In the cinema history, there are few men who are so
important and so unfairly forgotten as Georges Méliès. Excepting the shooting
and projecting equipment, it would be no exaggeration to say that Méliès invented
absolutely everything on cinema: the filming studios, the cinematographic
genres, the screenplays, the mechanical and chemical techniques, the special
effects. He was the pioneer in everything he did - and he did it with such an
imagination and mastery that great filmmakers like Chaplin or Griffith
recognized his influence and inspiration.
Méliès deserves a leading role in history, beside the great
creators and visionaries of all times who took humanity farther. He had an
unquiet and dreaming spirit and a huge versatility. In his life, he developed a
series of activities and professions on a rich and different way as designer,
caricaturist, decorator, illusionist, conjurer, actor, dramatist, producer, and
toys' salesperson. He never resigned against difficulties and ups-and-downs he
suffered - and they were quite a few. He knew how to change and adapt himself.
He was brilliant.
If he had followed the familiar tradition, Méliès would had
been a successful luxury shoemaker in Paris.
But the world of spectacle and magic attracted him and, with the money he
received from the family enterprising, he became an actor and conjurer and
bought the famous theatre of Robert-Houdin, the great French magician. Shortly
afterwards, in 1985, he watched the first public presentation of the Lumière
Brother's Cinematograph. This fact changed the path of his life.

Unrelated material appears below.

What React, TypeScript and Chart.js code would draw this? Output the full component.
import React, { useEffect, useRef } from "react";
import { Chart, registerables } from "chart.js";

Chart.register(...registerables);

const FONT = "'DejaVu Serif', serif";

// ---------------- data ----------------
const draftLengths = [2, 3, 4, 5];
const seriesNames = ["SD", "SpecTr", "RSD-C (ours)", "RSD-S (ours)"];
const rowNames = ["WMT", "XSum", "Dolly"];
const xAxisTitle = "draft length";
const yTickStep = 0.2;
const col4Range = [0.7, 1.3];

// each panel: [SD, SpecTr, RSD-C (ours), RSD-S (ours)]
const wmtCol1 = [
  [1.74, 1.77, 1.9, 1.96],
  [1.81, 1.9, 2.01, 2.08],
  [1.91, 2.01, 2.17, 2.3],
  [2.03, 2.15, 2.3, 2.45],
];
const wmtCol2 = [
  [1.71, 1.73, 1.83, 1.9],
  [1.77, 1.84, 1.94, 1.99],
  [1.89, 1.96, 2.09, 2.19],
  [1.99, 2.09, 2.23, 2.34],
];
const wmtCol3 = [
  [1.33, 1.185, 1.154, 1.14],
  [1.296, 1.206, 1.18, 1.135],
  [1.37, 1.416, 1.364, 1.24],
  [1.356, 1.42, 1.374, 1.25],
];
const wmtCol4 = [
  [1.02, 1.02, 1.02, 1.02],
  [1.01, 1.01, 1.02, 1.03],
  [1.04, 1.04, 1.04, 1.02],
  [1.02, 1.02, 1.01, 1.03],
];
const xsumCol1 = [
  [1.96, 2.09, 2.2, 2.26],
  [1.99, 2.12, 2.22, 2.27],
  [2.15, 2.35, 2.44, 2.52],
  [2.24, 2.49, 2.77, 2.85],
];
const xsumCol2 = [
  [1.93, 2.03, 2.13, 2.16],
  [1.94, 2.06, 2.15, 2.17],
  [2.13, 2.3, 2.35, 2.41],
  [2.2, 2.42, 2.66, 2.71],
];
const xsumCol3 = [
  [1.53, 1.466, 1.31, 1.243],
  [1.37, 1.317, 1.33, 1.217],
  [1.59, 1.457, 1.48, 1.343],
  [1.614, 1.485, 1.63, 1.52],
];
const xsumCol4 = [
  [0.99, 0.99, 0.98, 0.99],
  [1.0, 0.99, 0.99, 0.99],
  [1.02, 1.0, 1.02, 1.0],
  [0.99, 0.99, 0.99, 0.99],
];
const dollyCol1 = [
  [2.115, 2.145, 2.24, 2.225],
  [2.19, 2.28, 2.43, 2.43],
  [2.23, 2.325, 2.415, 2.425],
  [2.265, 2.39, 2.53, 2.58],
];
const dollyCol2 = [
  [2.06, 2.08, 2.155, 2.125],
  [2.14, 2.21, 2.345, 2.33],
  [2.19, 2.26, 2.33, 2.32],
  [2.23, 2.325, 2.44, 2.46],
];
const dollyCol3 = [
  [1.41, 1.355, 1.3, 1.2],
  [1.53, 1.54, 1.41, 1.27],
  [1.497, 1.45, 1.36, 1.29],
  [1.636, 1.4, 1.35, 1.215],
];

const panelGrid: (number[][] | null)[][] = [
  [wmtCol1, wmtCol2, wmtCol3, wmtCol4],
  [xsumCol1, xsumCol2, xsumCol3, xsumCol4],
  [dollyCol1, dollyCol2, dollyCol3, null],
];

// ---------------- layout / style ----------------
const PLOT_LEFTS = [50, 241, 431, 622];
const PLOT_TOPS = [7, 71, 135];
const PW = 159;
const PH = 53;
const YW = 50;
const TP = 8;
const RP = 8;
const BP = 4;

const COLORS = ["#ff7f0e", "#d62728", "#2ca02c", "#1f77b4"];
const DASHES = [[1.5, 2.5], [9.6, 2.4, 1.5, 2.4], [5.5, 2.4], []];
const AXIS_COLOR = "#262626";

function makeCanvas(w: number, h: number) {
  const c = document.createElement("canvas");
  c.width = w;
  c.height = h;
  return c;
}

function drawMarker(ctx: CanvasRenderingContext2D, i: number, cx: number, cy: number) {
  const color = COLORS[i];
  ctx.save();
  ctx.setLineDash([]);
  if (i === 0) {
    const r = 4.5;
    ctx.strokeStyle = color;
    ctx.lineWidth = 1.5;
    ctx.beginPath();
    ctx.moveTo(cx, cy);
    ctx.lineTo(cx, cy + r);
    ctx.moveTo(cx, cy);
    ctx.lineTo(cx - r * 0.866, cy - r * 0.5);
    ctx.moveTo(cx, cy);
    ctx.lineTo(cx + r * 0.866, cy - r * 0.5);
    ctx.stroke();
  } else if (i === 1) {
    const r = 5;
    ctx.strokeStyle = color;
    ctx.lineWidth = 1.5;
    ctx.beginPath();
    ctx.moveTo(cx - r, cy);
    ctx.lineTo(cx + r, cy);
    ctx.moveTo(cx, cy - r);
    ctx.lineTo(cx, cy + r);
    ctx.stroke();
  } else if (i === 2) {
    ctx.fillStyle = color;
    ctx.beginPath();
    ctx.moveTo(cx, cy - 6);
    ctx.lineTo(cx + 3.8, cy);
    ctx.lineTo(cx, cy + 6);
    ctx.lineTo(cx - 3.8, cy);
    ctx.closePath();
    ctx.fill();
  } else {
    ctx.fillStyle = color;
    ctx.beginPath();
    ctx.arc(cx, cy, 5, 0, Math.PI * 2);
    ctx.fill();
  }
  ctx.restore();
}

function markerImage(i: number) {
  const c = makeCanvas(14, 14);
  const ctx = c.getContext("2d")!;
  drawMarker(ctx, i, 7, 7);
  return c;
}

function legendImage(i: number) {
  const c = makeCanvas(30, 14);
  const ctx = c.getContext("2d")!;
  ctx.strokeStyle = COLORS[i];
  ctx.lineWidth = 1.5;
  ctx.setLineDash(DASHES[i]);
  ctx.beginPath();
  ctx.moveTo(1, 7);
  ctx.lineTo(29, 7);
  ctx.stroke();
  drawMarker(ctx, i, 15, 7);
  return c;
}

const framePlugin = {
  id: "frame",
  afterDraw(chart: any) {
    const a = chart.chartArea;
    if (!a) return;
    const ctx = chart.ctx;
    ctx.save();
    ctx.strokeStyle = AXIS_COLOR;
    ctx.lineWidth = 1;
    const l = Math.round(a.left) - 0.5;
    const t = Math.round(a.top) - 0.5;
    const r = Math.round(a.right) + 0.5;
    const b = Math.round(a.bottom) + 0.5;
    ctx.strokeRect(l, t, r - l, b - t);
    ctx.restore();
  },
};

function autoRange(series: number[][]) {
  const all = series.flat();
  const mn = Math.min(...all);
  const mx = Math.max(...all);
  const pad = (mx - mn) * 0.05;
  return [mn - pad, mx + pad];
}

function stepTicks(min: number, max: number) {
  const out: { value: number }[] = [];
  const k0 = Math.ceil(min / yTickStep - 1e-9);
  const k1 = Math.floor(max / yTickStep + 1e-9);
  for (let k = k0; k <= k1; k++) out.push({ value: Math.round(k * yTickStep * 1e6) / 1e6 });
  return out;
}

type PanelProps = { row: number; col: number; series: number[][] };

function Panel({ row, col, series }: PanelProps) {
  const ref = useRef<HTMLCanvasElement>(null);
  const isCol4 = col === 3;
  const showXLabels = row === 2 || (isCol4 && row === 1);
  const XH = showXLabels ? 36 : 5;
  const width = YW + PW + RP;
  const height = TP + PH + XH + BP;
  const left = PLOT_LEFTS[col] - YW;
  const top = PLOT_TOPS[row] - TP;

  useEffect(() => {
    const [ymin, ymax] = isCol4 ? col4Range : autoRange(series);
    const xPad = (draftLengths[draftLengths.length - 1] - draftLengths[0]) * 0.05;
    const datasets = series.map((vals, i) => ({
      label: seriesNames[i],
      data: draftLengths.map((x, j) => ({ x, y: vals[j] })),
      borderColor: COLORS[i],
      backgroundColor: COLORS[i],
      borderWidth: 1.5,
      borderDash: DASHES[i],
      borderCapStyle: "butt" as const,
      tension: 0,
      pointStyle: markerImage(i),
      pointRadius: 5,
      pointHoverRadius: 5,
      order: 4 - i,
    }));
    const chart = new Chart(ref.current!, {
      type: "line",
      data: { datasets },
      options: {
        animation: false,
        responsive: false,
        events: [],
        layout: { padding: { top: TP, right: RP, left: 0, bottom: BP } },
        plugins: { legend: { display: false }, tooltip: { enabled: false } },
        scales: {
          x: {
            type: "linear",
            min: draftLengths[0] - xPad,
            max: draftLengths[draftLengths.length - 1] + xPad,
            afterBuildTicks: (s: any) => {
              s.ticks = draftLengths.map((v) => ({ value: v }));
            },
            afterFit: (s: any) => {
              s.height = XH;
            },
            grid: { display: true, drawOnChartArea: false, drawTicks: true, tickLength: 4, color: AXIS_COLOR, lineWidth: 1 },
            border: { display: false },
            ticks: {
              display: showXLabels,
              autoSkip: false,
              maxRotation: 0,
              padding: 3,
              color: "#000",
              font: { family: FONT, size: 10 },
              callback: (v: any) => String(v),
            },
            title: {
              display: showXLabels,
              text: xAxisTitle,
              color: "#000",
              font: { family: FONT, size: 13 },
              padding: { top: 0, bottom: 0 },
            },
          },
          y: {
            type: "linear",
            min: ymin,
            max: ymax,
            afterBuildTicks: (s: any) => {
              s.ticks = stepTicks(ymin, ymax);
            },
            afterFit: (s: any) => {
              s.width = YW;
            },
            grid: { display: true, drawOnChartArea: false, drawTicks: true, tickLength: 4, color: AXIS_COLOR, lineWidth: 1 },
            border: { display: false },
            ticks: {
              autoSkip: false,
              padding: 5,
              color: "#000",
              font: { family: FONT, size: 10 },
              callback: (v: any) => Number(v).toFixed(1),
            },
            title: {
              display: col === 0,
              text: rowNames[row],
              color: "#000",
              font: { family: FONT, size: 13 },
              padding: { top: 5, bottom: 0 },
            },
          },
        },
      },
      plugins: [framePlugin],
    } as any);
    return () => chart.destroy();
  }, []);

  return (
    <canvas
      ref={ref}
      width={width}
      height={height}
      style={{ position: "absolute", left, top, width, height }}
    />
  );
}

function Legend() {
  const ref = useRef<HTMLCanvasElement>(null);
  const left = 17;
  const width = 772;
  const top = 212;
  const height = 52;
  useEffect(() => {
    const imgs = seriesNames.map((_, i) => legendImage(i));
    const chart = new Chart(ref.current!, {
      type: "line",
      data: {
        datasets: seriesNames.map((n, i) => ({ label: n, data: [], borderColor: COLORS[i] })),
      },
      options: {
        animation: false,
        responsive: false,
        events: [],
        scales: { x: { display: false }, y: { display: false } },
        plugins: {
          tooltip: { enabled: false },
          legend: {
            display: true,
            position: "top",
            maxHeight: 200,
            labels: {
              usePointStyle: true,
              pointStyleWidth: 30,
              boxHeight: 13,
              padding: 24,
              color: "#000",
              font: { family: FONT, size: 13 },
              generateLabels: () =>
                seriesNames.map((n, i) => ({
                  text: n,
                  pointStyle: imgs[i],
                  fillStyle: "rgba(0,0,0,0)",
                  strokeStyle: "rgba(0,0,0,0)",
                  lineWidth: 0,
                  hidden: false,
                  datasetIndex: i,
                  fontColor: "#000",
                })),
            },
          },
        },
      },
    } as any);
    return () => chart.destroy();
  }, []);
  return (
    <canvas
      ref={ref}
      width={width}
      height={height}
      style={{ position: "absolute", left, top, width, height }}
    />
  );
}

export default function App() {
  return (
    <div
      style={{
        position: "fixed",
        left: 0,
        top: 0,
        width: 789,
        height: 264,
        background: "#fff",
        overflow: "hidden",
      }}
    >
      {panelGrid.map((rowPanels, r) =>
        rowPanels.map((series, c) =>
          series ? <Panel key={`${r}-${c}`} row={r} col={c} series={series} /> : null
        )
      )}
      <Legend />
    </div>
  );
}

He founded a cinematographic company, Star-Films, and set up
recording studios equipped with several features, like (natural and artificial)
lightning, removable sceneries, dressing-rooms and installations to the actors,
technical crew, and so on. Here he developed everything that would become his
image signature and future cinema language, combining theatrical arts,
technology and special effects. Some of the modern editing processes were born
in these studios, like cutting, stop-motion, images overlap, transitions by
dissolution (fade-in, fade-out), graphic manipulation of image, use of optical
illusion and so much more.
From his prolific activity, the result was more than 500
movies, one-reel-short-movies in the beginning and more sophisticated
medium-length movies subsequently. Lots of them are lost, some simply missing,
some sold to be transformed in (authentic) high heel shoes. It's said that
Méliès himself destroyed lots of them in a fit of rage, in a difficult period
of his life.
The movie which brought fame to him was an exceptionally
long by that time, with 14 minutes: A Trip to the Moon (Le voyage dans la Lune),
in 1902, based on the novel of another visionary, Jules Verne. The fantastic
image of the spacecraft achieving one eye of the moon would become one of the
20th century visual icons. All his movies had a huge quantity of magic, fantasy
and dazzling - something that Méliès had learned with his first profession, as
illusionist and conjurer - and the complex special effects, what he used so
well, were the mean he use to dazzle us. The fantasy and the magic, Méliès work
essences, are nothing but the essence of cinema.